Thankfully, SB 455 had already been passed by the House Committee in anticipation of this quickly approaching deadline, and though it had stalled in the senate thereafter, was urgently dusted off yesterday (Jun 30), passing the senate and heading to the Governor’s desk.
The bill exempts hemp products containing 0.3% or less of THC (by dry weight) from the state’s illicit substances classification while, importantly, including “cloth, cordage, fiber, food fuel, paint, paper, particleboard, plastics, seed, seed meal, and seed oil for consumption” under the legally protected definition of hemp.
Per the US Hemp Roundtable, SB 455 was created to match the 2018 Farm Bill definition of hemp (which is where the 0.3% THC limit comes from), easing the dissonance between North Carolina and other states’ provisions in instances of interstate hemp commerce.
Boding well for the bipartisan support behind the bill was the lack of marijuana legalization efforts of any kind (medical, recreational, etc.) in the language—a common source of political gridlock for pro-hemp legislative efforts.

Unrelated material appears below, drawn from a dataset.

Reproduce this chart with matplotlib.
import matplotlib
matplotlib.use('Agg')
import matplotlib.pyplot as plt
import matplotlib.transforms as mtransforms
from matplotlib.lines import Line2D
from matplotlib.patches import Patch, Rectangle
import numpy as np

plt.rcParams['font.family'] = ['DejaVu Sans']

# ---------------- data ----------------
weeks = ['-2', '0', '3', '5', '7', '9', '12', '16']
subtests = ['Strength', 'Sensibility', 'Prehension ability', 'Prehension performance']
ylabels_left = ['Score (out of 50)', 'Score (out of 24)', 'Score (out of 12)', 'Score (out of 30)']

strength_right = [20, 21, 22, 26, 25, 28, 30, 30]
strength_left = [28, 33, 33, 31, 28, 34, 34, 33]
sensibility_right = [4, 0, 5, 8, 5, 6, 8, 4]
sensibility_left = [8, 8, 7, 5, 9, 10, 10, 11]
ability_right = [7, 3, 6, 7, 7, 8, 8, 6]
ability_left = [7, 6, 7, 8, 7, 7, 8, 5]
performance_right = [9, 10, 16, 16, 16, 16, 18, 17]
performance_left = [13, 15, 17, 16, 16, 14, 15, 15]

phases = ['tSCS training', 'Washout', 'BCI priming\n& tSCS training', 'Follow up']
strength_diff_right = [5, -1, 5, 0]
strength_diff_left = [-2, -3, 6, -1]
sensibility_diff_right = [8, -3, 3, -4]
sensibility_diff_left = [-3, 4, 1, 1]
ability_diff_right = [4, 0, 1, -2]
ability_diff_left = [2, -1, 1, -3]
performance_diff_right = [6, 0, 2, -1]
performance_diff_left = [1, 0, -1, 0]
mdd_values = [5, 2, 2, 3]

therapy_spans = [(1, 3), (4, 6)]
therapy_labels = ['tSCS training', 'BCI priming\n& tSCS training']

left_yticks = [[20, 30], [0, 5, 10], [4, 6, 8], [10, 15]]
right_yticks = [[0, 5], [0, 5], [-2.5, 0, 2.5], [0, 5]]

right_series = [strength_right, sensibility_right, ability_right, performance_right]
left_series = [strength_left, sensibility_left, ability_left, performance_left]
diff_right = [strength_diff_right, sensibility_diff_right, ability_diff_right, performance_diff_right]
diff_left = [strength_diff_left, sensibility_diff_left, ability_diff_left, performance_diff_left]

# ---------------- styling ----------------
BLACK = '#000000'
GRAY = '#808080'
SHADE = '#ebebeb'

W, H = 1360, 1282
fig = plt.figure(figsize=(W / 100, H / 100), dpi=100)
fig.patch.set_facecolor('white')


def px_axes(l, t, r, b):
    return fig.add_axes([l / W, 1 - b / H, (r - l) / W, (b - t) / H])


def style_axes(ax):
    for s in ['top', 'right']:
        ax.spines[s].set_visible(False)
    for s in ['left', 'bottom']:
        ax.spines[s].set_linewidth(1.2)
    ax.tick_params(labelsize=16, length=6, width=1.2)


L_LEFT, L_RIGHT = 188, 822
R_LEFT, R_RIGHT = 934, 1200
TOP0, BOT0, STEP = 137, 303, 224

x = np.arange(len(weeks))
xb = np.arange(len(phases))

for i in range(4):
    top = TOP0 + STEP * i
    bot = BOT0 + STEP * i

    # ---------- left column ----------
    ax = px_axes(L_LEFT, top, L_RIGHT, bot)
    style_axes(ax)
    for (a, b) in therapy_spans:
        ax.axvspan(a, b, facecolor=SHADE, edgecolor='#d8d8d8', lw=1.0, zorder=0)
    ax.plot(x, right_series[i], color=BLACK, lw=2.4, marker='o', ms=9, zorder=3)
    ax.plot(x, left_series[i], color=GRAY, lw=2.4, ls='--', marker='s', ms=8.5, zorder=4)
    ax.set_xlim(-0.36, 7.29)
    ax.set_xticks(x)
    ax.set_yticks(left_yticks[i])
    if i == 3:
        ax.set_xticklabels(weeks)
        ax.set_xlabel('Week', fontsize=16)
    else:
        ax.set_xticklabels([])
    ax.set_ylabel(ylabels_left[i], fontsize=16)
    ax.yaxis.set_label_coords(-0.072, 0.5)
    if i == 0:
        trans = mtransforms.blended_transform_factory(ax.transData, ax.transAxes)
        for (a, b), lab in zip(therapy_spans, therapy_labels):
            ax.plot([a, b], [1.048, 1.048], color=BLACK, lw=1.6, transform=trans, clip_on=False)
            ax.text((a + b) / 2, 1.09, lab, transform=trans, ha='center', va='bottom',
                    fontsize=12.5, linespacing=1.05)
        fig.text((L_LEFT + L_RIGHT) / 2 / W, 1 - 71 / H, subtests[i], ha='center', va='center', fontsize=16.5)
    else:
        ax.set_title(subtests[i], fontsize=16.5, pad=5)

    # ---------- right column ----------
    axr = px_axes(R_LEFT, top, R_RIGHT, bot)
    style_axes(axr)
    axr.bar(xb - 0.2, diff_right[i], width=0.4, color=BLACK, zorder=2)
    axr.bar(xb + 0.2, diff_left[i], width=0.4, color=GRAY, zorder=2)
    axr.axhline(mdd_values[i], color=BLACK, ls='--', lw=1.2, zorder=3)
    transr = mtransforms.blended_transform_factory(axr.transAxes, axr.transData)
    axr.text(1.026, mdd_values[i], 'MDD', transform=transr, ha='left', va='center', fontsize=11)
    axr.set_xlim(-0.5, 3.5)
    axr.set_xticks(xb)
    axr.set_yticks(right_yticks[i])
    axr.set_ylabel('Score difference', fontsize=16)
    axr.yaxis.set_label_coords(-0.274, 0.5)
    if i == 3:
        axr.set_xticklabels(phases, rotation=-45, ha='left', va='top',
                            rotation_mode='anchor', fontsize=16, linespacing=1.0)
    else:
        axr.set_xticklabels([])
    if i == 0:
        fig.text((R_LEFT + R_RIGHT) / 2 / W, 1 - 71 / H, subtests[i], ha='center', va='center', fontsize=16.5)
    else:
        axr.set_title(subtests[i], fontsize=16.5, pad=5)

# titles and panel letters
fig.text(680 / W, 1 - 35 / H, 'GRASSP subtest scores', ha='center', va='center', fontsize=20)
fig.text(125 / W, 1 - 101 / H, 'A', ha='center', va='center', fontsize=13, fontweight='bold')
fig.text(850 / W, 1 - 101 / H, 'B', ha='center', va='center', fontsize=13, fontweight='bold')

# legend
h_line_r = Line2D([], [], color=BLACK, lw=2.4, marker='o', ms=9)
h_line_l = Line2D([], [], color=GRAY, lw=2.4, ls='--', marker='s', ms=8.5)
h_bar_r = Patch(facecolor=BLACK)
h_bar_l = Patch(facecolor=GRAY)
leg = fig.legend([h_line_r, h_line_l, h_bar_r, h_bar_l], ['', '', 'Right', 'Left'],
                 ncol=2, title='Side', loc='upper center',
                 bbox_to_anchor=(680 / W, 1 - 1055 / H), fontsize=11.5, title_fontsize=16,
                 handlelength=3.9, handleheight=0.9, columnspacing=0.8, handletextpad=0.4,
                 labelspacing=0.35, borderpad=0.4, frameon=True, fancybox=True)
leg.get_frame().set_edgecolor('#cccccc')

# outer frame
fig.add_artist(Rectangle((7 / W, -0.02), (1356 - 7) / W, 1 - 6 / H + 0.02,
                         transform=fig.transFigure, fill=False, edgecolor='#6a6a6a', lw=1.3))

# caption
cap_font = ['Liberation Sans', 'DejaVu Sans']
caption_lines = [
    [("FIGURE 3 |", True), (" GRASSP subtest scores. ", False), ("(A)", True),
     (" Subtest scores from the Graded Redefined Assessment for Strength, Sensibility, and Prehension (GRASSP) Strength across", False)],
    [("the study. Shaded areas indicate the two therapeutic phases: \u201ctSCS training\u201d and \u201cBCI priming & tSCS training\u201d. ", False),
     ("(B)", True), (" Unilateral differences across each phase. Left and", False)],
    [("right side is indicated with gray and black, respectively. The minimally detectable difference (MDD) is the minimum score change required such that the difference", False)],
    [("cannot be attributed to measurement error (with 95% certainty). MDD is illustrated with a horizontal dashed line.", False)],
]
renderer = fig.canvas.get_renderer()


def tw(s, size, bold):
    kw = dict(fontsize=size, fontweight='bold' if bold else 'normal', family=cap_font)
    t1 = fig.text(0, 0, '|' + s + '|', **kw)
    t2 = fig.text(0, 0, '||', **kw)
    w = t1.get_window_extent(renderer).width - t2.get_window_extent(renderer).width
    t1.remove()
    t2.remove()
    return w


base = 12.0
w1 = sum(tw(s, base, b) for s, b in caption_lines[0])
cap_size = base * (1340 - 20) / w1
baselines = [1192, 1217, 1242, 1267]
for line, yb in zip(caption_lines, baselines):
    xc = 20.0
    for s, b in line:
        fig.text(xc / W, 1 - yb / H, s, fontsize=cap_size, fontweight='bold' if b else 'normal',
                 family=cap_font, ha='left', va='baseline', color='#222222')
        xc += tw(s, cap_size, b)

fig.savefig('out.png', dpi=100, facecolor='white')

Around 1,500 hemp farmers across the state of North Carolina, not to mention hemp retailers and consumers, are breathing easier tonight, and we join the US Hemp Roundtable in thanking both the state lawmakers and pro-hemp legislation supporters for replacing the safety net holding up an industry as the final hours waned away.
As always, we will monitor any further hemp legislation developments in North Carolina and across the states and update you accordingly.